At the heart of the city’s strategy is the Franklin County Jail, located on the west side, at the base of Greenfield mountain. Sheriff Chris Donelan and his staff treat the jail as a “locked treatment facility.” There’s appropriate medication on offer, and also DBT. Clinicians encourage inmates to articulate the triggers associated with their inclination to use drugs, such as sadness, stress and memories of traumatic experiences. According to Levin Schwartz, the jail’s director of clinical and re-entry services, such awareness creates a split second, a tiny window, in which former drug users can consider whether using will move them toward or away from what they really want. “You see things one way, then DBT gives you another way of reacting,” says Sheperd, who was held at the jail twice, most recently for a 10-month sentence that ended in 2016.
The city’s treatment center is offering similar therapy. Adam S. checked in to the Franklin Recovery Center last April and participated in intensive group sessions that covered coping skills and developing a sense of purpose, as well as practical tactics like picking up the phone rather than isolating himself when he was at risk of relapsing. Those sessions helped, Adam says — but his insurance only covered a week and a half of inpatient care, so he was discharged. He relapsed, though he has been clean for the past two months. It’s easier to offer intensive therapy at the jail than at the civilian treatment center, where patients stay for 30 days max, says Potee. Greenfield wants to do both.
But any long-term success will also hinge on Greenfield’s success in rebuilding its economy. Once a manufacturing hub, the city boasted a local silver company, Lunt Silversmiths, that employed 800 people as recently as 2001. By 2009, though, Lunt’s had filed for bankruptcy and shut its doors. The city’s low official unemployment rate of 2.9 percent may be misleading. According to the Census Bureau, more than 2,000 residents in Greenfield between the ages of 18 and 64 are neither employed nor looking for work, and therefore are not counted among the jobless.
The food industry is emerging as a savior. Housed in a squat building with solar panels on its gently sloping rooftop and a Black Lives Matter sign in one window, Real Pickles makes fermented foods from regionally sourced produce. It sells its products in around 400 stores from Pennsylvania to Maine, including 50 Whole Foods Markets. Real Pickles, which employs 20 people, and a couple of other local companies — like the Artisan Beverage Cooperative, which distributes ginger beer and kombucha to a thousand stores nationally — have found a niche in the production of locally sourced packaged foods that command a high price. Across the street from Real Pickles is the Western Massachusetts Food Processing Center, which helps entrepreneurs incubate businesses that turn agriculture into packaged products.

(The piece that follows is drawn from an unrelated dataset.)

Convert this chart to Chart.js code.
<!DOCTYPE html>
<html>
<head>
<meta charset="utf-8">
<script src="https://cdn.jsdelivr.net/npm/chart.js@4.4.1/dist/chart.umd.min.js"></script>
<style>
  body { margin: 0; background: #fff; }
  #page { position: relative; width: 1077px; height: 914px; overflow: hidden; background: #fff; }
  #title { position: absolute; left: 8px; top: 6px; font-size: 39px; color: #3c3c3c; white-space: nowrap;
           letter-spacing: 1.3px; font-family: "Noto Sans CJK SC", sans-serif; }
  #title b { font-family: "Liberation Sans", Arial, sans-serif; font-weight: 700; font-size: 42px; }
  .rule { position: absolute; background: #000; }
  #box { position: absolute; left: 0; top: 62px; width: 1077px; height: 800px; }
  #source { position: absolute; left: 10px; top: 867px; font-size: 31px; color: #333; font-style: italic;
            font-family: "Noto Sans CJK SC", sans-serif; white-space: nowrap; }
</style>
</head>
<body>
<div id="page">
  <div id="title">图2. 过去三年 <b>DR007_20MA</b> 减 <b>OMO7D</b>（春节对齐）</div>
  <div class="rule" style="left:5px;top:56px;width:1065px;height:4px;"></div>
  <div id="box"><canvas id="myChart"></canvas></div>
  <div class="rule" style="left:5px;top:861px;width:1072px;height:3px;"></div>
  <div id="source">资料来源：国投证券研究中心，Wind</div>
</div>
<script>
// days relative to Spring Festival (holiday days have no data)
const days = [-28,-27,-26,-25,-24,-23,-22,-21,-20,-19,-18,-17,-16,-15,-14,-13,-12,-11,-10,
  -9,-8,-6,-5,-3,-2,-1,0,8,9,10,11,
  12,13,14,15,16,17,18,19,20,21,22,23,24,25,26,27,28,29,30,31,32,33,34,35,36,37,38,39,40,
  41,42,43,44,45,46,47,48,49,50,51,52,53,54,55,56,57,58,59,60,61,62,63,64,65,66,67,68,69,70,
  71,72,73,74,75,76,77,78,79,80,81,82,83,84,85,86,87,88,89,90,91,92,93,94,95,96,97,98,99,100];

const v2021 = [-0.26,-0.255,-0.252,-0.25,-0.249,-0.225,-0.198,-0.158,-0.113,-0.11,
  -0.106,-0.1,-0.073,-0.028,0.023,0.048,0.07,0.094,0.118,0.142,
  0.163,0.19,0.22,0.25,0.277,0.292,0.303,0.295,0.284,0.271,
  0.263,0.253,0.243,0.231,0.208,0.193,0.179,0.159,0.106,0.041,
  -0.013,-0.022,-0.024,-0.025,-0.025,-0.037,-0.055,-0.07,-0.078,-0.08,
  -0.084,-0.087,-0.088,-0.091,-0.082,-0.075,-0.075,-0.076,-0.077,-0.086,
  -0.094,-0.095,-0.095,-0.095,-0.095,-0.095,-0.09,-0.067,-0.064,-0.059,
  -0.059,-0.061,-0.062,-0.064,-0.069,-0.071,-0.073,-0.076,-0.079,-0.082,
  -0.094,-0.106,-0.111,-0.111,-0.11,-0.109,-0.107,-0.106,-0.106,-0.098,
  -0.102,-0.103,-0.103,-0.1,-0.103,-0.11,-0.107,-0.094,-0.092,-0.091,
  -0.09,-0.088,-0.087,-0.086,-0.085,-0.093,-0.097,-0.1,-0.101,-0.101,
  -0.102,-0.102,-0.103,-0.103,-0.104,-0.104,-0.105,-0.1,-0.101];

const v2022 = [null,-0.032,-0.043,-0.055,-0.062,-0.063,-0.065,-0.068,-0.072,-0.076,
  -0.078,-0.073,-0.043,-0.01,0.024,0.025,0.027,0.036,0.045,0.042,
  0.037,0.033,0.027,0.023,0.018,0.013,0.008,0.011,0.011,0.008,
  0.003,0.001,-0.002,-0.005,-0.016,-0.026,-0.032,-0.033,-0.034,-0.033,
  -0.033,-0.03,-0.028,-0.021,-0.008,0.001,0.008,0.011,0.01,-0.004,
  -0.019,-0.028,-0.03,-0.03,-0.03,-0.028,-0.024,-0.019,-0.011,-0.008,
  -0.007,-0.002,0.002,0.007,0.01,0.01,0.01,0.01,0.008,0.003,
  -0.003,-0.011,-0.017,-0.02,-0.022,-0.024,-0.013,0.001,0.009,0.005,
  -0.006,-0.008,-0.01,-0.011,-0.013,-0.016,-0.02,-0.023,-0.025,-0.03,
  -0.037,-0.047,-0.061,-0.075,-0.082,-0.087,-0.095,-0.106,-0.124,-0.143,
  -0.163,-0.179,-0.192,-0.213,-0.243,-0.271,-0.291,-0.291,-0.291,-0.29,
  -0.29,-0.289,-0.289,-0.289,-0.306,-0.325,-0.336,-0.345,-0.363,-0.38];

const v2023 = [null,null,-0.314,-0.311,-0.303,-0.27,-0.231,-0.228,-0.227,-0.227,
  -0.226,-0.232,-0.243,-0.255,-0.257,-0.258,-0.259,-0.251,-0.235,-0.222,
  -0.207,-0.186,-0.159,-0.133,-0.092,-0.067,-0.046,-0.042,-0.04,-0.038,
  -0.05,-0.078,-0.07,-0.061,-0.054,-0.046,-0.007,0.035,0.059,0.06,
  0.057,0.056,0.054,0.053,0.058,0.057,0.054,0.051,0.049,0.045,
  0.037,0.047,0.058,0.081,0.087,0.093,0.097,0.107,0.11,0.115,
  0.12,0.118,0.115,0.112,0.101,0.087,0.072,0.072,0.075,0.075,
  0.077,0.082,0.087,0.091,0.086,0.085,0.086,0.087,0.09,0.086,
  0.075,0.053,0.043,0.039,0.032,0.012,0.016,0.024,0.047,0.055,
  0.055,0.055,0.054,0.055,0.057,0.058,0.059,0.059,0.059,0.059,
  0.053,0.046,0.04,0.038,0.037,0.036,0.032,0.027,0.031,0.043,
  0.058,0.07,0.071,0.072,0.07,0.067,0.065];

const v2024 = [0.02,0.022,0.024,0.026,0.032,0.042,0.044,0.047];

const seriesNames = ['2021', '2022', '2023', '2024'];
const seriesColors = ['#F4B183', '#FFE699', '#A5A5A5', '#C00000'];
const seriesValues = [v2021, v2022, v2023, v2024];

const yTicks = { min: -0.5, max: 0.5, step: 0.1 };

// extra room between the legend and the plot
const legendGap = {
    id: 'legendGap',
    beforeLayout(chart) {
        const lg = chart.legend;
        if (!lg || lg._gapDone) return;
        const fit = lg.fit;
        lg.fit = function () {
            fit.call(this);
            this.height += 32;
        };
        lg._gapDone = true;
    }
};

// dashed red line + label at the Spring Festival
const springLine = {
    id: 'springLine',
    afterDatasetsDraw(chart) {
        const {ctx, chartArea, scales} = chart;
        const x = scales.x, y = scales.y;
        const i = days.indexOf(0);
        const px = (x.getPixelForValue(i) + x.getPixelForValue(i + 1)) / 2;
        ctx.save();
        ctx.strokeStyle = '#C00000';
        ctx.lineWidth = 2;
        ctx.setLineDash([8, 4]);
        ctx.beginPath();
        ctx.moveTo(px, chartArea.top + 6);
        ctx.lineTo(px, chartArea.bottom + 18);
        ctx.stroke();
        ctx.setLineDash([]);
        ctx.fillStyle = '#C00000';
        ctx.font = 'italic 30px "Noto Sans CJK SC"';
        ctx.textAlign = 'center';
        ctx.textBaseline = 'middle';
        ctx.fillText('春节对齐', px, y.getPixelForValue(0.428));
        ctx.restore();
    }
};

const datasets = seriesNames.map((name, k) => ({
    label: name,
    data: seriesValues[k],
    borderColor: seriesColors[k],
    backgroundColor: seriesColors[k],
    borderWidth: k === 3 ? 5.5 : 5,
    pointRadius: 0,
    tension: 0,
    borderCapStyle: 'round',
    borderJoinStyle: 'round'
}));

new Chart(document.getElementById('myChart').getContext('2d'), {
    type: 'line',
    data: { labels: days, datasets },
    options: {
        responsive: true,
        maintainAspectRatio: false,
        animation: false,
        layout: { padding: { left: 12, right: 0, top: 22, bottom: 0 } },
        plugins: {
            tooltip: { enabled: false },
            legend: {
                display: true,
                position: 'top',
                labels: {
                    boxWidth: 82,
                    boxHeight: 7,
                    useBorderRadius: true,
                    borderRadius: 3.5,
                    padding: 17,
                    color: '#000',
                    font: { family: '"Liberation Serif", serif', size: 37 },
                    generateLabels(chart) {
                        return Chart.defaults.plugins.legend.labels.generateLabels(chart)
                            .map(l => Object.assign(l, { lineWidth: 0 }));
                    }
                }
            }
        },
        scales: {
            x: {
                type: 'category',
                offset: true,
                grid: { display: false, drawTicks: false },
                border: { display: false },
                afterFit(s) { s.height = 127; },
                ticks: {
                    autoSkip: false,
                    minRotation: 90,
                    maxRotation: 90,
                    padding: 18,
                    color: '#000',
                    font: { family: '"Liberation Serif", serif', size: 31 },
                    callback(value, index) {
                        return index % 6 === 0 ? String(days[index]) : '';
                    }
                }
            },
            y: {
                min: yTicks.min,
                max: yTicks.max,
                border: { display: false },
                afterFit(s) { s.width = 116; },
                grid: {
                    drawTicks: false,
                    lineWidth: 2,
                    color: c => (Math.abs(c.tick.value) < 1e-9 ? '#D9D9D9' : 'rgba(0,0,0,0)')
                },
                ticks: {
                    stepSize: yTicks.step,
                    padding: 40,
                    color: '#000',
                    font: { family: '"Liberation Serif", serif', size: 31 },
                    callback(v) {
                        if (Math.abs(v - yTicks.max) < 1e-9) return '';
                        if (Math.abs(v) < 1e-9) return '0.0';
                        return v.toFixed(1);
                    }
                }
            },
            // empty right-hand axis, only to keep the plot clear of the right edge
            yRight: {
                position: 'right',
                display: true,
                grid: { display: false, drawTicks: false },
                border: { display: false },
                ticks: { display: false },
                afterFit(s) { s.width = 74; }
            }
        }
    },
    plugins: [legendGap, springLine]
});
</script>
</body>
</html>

The jail, meanwhile, has created explicit pathways from addiction and incarceration to the food industry through vocational training. Abrah Dresdale, who sports rectangular glasses and an asymmetrical haircut, coordinates the jail’s Farm and Food Systems program and teaches some of its college-accredited classes. One of Dresdale’s former students, Russ Lilly, was hired by Real Pickles when he still had nine months left to his sentence, so officers transported him to work and back. “The gardening and food programs are fast becoming the most popular here,” says Donelan.

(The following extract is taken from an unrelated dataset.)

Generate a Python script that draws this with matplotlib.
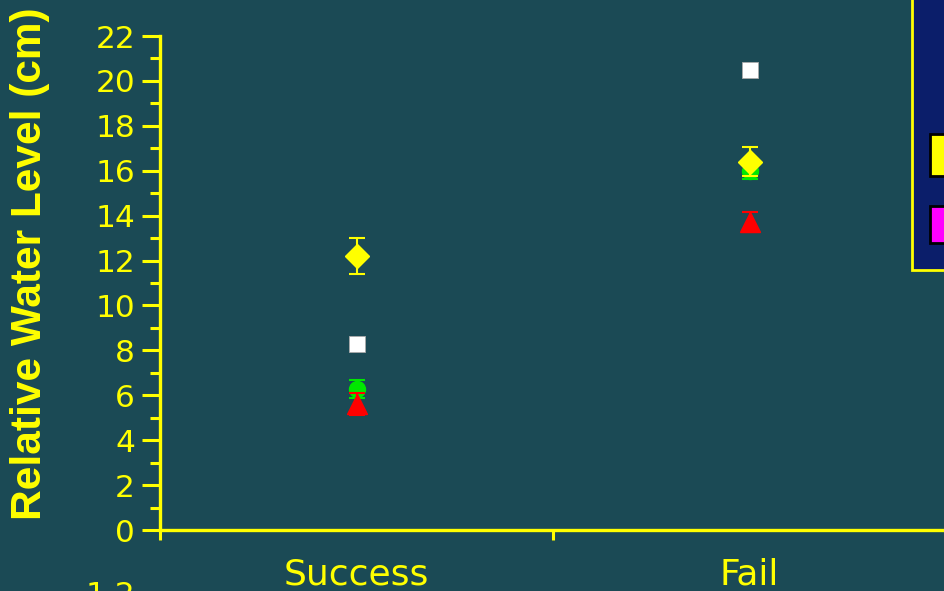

Other former addicts have found their way into Greenfield’s new economy without assistance from the jail. Miguel Morales, who became addicted to heroin in his teens, now works at a nearby farm that raises free-range meats and eggs.
Greenfield’s food industry is still modest in size. The food-processing facility has directly created 100 jobs. Still, those employed find the work meaningful. At Real Pickles, Lilly is part of the company’s mission to build a better food system. “I feel like I’m making a difference,” he says.